§ WHAT YOU ARE ASKED TO DO
Word for word, give the material below again, minus any images.
— BEGIN —
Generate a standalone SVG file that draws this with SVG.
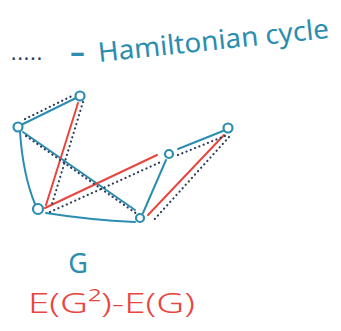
<svg xmlns="http://www.w3.org/2000/svg" width="341" height="331" viewBox="0 0 341 331">
<style>
.g{stroke:#2b8db0;stroke-width:2;fill:none;stroke-linecap:round}
.r{stroke:#e8453f;stroke-width:2;fill:none;stroke-linecap:round}
.h{stroke:#2c3e5c;stroke-width:2.2;fill:none;stroke-linecap:round;stroke-dasharray:0.1 4.5}
.n{stroke:#2b8db0;stroke-width:2.2;fill:#fff}
.tb{font-family:"Noto Sans",sans-serif;fill:#2b8db0}
.tr{font-family:"Noto Sans",sans-serif;fill:#e8453f}
</style>
<rect width="341" height="331" fill="#fff"/>
<g id="legend">
<text x="11" y="60" font-family="Noto Sans, sans-serif" font-size="20" fill="#2c3e5c" textLength="31" lengthAdjust="spacing">.....</text>
<text x="70" y="62" class="tb" font-size="26" font-weight="bold" textLength="15" lengthAdjust="spacingAndGlyphs">-</text>
<text x="0" y="0" class="tb" font-size="27" textLength="232" lengthAdjust="spacingAndGlyphs" transform="translate(99,62) rotate(-6)">Hamiltonian cycle</text>
</g>
<g id="connectors">
<path class="g" d="M21,125 L76,98"/>
<path class="g" d="M20,132 Q23,175 35,204"/>
<path class="g" d="M23,132 L135,210"/>
<path class="g" d="M46,213 Q90,220 135,222"/>
<path class="g" d="M143,213 L166,160"/>
<path class="g" d="M178,149 L223,131"/>
<path class="r" d="M78,103 L46,205"/>
<path class="r" d="M45,208 L157,155"/>
<path class="r" d="M148,215 L224,135"/>
<path class="h" d="M25,119 L74,95"/>
<path class="h" d="M83,102 L52,204"/>
<path class="h" d="M50,212 L163,161"/>
<path class="h" d="M178,155 L225,136"/>
<path class="h" d="M229,137 L152,222"/>
<path class="h" d="M26,136 L137,214"/>
</g>
<g id="A"><circle class="n" cx="80" cy="96" r="4.5"/></g>
<g id="B"><circle class="n" cx="18" cy="127" r="4.5"/></g>
<g id="C"><circle class="n" cx="38" cy="209" r="5"/></g>
<g id="D"><circle class="n" cx="140" cy="218" r="4"/></g>
<g id="E"><circle class="n" cx="169" cy="154" r="4"/></g>
<g id="F"><circle class="n" cx="228" cy="128" r="4.5"/></g>
<g id="labels">
<text x="78" y="273" class="tb" font-size="27" text-anchor="middle">G</text>
<text x="28" y="313" class="tr" font-size="28" font-weight="300" textLength="167" lengthAdjust="spacingAndGlyphs">E(G²)-E(G)</text>
</g>
</svg>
— END —
§ RESPONSE TO THE TASK
Generate a standalone SVG file that draws this with SVG.
<svg xmlns="http://www.w3.org/2000/svg" width="341" height="331" viewBox="0 0 341 331">
<style>
.g{stroke:#2b8db0;stroke-width:2;fill:none;stroke-linecap:round}
.r{stroke:#e8453f;stroke-width:2;fill:none;stroke-linecap:round}
.h{stroke:#2c3e5c;stroke-width:2.2;fill:none;stroke-linecap:round;stroke-dasharray:0.1 4.5}
.n{stroke:#2b8db0;stroke-width:2.2;fill:#fff}
.tb{font-family:"Noto Sans",sans-serif;fill:#2b8db0}
.tr{font-family:"Noto Sans",sans-serif;fill:#e8453f}
</style>
<rect width="341" height="331" fill="#fff"/>
<g id="legend">
<text x="11" y="60" font-family="Noto Sans, sans-serif" font-size="20" fill="#2c3e5c" textLength="31" lengthAdjust="spacing">.....</text>
<text x="70" y="62" class="tb" font-size="26" font-weight="bold" textLength="15" lengthAdjust="spacingAndGlyphs">-</text>
<text x="0" y="0" class="tb" font-size="27" textLength="232" lengthAdjust="spacingAndGlyphs" transform="translate(99,62) rotate(-6)">Hamiltonian cycle</text>
</g>
<g id="connectors">
<path class="g" d="M21,125 L76,98"/>
<path class="g" d="M20,132 Q23,175 35,204"/>
<path class="g" d="M23,132 L135,210"/>
<path class="g" d="M46,213 Q90,220 135,222"/>
<path class="g" d="M143,213 L166,160"/>
<path class="g" d="M178,149 L223,131"/>
<path class="r" d="M78,103 L46,205"/>
<path class="r" d="M45,208 L157,155"/>
<path class="r" d="M148,215 L224,135"/>
<path class="h" d="M25,119 L74,95"/>
<path class="h" d="M83,102 L52,204"/>
<path class="h" d="M50,212 L163,161"/>
<path class="h" d="M178,155 L225,136"/>
<path class="h" d="M229,137 L152,222"/>
<path class="h" d="M26,136 L137,214"/>
</g>
<g id="A"><circle class="n" cx="80" cy="96" r="4.5"/></g>
<g id="B"><circle class="n" cx="18" cy="127" r="4.5"/></g>
<g id="C"><circle class="n" cx="38" cy="209" r="5"/></g>
<g id="D"><circle class="n" cx="140" cy="218" r="4"/></g>
<g id="E"><circle class="n" cx="169" cy="154" r="4"/></g>
<g id="F"><circle class="n" cx="228" cy="128" r="4.5"/></g>
<g id="labels">
<text x="78" y="273" class="tb" font-size="27" text-anchor="middle">G</text>
<text x="28" y="313" class="tr" font-size="28" font-weight="300" textLength="167" lengthAdjust="spacingAndGlyphs">E(G²)-E(G)</text>
</g>
</svg>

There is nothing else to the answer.